_What is expected:_ Write out the material again word for word, dropping any images it holds.

_Recorded information:_

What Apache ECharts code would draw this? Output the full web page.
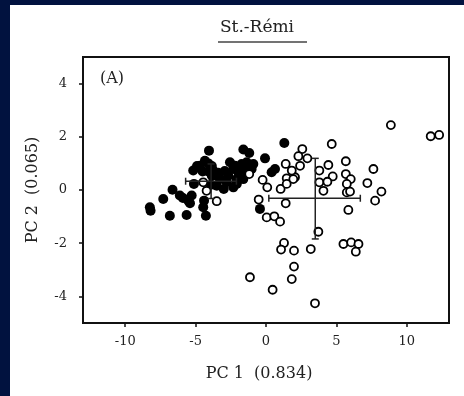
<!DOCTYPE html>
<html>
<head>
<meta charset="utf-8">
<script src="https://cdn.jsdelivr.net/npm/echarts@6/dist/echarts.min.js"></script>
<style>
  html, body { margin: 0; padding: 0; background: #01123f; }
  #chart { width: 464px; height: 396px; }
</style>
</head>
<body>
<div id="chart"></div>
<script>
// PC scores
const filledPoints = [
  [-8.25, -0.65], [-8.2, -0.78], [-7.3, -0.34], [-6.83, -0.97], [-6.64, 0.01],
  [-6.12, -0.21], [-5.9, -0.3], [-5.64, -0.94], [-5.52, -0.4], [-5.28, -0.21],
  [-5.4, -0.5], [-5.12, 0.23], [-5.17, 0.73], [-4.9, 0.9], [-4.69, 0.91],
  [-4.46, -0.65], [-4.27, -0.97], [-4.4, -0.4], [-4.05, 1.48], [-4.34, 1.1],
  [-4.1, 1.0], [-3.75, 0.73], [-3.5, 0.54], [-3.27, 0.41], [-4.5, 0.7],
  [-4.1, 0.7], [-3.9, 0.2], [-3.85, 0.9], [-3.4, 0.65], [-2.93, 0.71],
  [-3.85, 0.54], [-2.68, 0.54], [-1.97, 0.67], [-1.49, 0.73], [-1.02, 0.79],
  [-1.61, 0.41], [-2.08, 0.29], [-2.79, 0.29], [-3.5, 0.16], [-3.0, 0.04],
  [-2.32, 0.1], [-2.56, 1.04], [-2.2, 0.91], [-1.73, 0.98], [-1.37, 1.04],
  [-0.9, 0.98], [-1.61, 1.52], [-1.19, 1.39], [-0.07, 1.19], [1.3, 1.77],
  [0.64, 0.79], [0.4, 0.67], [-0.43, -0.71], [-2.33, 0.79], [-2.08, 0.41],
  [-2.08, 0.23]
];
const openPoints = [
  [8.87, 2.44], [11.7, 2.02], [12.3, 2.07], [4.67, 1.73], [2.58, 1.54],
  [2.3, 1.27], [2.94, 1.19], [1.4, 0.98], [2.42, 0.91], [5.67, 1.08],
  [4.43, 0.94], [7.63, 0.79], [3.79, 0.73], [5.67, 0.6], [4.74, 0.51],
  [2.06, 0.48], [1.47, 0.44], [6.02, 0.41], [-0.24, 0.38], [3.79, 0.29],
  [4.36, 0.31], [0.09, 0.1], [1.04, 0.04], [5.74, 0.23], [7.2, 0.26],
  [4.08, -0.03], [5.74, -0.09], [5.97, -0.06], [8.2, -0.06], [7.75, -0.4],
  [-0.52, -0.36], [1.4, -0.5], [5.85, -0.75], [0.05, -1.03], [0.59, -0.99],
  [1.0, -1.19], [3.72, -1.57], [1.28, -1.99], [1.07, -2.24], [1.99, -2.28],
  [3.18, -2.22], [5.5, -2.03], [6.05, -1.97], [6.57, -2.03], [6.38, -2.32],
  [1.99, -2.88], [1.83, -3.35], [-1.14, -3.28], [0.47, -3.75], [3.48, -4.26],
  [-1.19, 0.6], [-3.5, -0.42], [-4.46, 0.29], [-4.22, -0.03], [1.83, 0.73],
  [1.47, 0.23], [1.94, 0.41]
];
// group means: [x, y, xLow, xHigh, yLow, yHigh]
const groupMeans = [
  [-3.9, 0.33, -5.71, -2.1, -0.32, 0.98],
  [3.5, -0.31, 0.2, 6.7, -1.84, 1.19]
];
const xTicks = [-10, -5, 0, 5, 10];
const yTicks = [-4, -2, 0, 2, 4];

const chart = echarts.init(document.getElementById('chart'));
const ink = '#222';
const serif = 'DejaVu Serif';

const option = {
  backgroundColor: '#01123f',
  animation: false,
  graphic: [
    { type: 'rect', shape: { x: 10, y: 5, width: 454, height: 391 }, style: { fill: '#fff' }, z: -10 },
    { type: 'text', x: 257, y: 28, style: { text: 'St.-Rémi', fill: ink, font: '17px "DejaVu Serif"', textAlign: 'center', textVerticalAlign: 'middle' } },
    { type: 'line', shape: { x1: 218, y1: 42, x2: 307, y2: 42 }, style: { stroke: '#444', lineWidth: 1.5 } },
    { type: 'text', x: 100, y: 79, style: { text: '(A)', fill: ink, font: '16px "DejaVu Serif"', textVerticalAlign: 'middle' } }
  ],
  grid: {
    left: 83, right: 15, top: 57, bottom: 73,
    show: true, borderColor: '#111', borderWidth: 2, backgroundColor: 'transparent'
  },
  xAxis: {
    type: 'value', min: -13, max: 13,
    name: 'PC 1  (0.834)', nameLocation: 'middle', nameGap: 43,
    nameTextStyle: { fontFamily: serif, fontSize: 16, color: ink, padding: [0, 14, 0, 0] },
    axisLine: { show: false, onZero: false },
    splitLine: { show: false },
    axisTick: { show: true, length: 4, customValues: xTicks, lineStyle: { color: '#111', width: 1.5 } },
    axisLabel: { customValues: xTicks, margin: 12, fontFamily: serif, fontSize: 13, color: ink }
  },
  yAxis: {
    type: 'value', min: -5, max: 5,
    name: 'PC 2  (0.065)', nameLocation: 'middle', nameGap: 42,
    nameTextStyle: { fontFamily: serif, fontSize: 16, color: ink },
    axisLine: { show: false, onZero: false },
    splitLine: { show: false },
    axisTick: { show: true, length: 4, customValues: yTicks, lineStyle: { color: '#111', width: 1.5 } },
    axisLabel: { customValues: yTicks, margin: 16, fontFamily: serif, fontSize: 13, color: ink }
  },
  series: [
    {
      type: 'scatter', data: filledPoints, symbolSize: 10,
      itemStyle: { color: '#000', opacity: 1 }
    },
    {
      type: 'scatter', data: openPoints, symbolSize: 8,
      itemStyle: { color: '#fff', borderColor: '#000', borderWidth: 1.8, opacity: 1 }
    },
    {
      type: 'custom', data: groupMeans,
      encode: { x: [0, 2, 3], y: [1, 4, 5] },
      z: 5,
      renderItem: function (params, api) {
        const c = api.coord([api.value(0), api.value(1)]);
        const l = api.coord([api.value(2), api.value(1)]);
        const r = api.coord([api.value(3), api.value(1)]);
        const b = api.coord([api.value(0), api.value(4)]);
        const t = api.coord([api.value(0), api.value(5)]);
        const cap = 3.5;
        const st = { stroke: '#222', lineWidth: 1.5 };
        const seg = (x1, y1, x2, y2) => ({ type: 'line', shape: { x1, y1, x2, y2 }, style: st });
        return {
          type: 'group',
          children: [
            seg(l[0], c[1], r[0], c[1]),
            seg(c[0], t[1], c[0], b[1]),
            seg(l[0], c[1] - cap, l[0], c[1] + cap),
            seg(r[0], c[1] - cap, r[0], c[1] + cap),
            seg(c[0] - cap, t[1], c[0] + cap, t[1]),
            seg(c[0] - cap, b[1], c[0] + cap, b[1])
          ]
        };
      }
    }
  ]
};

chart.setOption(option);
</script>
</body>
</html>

_Solution for this problem:_
What Apache ECharts code would draw this? Output the full web page.
<!DOCTYPE html>
<html>
<head>
<meta charset="utf-8">
<script src="https://cdn.jsdelivr.net/npm/echarts@6/dist/echarts.min.js"></script>
<style>
  html, body { margin: 0; padding: 0; background: #01123f; }
  #chart { width: 464px; height: 396px; }
</style>
</head>
<body>
<div id="chart"></div>
<script>
// PC scores
const filledPoints = [
  [-8.25, -0.65], [-8.2, -0.78], [-7.3, -0.34], [-6.83, -0.97], [-6.64, 0.01],
  [-6.12, -0.21], [-5.9, -0.3], [-5.64, -0.94], [-5.52, -0.4], [-5.28, -0.21],
  [-5.4, -0.5], [-5.12, 0.23], [-5.17, 0.73], [-4.9, 0.9], [-4.69, 0.91],
  [-4.46, -0.65], [-4.27, -0.97], [-4.4, -0.4], [-4.05, 1.48], [-4.34, 1.1],
  [-4.1, 1.0], [-3.75, 0.73], [-3.5, 0.54], [-3.27, 0.41], [-4.5, 0.7],
  [-4.1, 0.7], [-3.9, 0.2], [-3.85, 0.9], [-3.4, 0.65], [-2.93, 0.71],
  [-3.85, 0.54], [-2.68, 0.54], [-1.97, 0.67], [-1.49, 0.73], [-1.02, 0.79],
  [-1.61, 0.41], [-2.08, 0.29], [-2.79, 0.29], [-3.5, 0.16], [-3.0, 0.04],
  [-2.32, 0.1], [-2.56, 1.04], [-2.2, 0.91], [-1.73, 0.98], [-1.37, 1.04],
  [-0.9, 0.98], [-1.61, 1.52], [-1.19, 1.39], [-0.07, 1.19], [1.3, 1.77],
  [0.64, 0.79], [0.4, 0.67], [-0.43, -0.71], [-2.33, 0.79], [-2.08, 0.41],
  [-2.08, 0.23]
];
const openPoints = [
  [8.87, 2.44], [11.7, 2.02], [12.3, 2.07], [4.67, 1.73], [2.58, 1.54],
  [2.3, 1.27], [2.94, 1.19], [1.4, 0.98], [2.42, 0.91], [5.67, 1.08],
  [4.43, 0.94], [7.63, 0.79], [3.79, 0.73], [5.67, 0.6], [4.74, 0.51],
  [2.06, 0.48], [1.47, 0.44], [6.02, 0.41], [-0.24, 0.38], [3.79, 0.29],
  [4.36, 0.31], [0.09, 0.1], [1.04, 0.04], [5.74, 0.23], [7.2, 0.26],
  [4.08, -0.03], [5.74, -0.09], [5.97, -0.06], [8.2, -0.06], [7.75, -0.4],
  [-0.52, -0.36], [1.4, -0.5], [5.85, -0.75], [0.05, -1.03], [0.59, -0.99],
  [1.0, -1.19], [3.72, -1.57], [1.28, -1.99], [1.07, -2.24], [1.99, -2.28],
  [3.18, -2.22], [5.5, -2.03], [6.05, -1.97], [6.57, -2.03], [6.38, -2.32],
  [1.99, -2.88], [1.83, -3.35], [-1.14, -3.28], [0.47, -3.75], [3.48, -4.26],
  [-1.19, 0.6], [-3.5, -0.42], [-4.46, 0.29], [-4.22, -0.03], [1.83, 0.73],
  [1.47, 0.23], [1.94, 0.41]
];
// group means: [x, y, xLow, xHigh, yLow, yHigh]
const groupMeans = [
  [-3.9, 0.33, -5.71, -2.1, -0.32, 0.98],
  [3.5, -0.31, 0.2, 6.7, -1.84, 1.19]
];
const xTicks = [-10, -5, 0, 5, 10];
const yTicks = [-4, -2, 0, 2, 4];

const chart = echarts.init(document.getElementById('chart'));
const ink = '#222';
const serif = 'DejaVu Serif';

const option = {
  backgroundColor: '#01123f',
  animation: false,
  graphic: [
    { type: 'rect', shape: { x: 10, y: 5, width: 454, height: 391 }, style: { fill: '#fff' }, z: -10 },
    { type: 'text', x: 257, y: 28, style: { text: 'St.-Rémi', fill: ink, font: '17px "DejaVu Serif"', textAlign: 'center', textVerticalAlign: 'middle' } },
    { type: 'line', shape: { x1: 218, y1: 42, x2: 307, y2: 42 }, style: { stroke: '#444', lineWidth: 1.5 } },
    { type: 'text', x: 100, y: 79, style: { text: '(A)', fill: ink, font: '16px "DejaVu Serif"', textVerticalAlign: 'middle' } }
  ],
  grid: {
    left: 83, right: 15, top: 57, bottom: 73,
    show: true, borderColor: '#111', borderWidth: 2, backgroundColor: 'transparent'
  },
  xAxis: {
    type: 'value', min: -13, max: 13,
    name: 'PC 1  (0.834)', nameLocation: 'middle', nameGap: 43,
    nameTextStyle: { fontFamily: serif, fontSize: 16, color: ink, padding: [0, 14, 0, 0] },
    axisLine: { show: false, onZero: false },
    splitLine: { show: false },
    axisTick: { show: true, length: 4, customValues: xTicks, lineStyle: { color: '#111', width: 1.5 } },
    axisLabel: { customValues: xTicks, margin: 12, fontFamily: serif, fontSize: 13, color: ink }
  },
  yAxis: {
    type: 'value', min: -5, max: 5,
    name: 'PC 2  (0.065)', nameLocation: 'middle', nameGap: 42,
    nameTextStyle: { fontFamily: serif, fontSize: 16, color: ink },
    axisLine: { show: false, onZero: false },
    splitLine: { show: false },
    axisTick: { show: true, length: 4, customValues: yTicks, lineStyle: { color: '#111', width: 1.5 } },
    axisLabel: { customValues: yTicks, margin: 16, fontFamily: serif, fontSize: 13, color: ink }
  },
  series: [
    {
      type: 'scatter', data: filledPoints, symbolSize: 10,
      itemStyle: { color: '#000', opacity: 1 }
    },
    {
      type: 'scatter', data: openPoints, symbolSize: 8,
      itemStyle: { color: '#fff', borderColor: '#000', borderWidth: 1.8, opacity: 1 }
    },
    {
      type: 'custom', data: groupMeans,
      encode: { x: [0, 2, 3], y: [1, 4, 5] },
      z: 5,
      renderItem: function (params, api) {
        const c = api.coord([api.value(0), api.value(1)]);
        const l = api.coord([api.value(2), api.value(1)]);
        const r = api.coord([api.value(3), api.value(1)]);
        const b = api.coord([api.value(0), api.value(4)]);
        const t = api.coord([api.value(0), api.value(5)]);
        const cap = 3.5;
        const st = { stroke: '#222', lineWidth: 1.5 };
        const seg = (x1, y1, x2, y2) => ({ type: 'line', shape: { x1, y1, x2, y2 }, style: st });
        return {
          type: 'group',
          children: [
            seg(l[0], c[1], r[0], c[1]),
            seg(c[0], t[1], c[0], b[1]),
            seg(l[0], c[1] - cap, l[0], c[1] + cap),
            seg(r[0], c[1] - cap, r[0], c[1] + cap),
            seg(c[0] - cap, t[1], c[0] + cap, t[1]),
            seg(c[0] - cap, b[1], c[0] + cap, b[1])
          ]
        };
      }
    }
  ]
};

chart.setOption(option);
</script>
</body>
</html>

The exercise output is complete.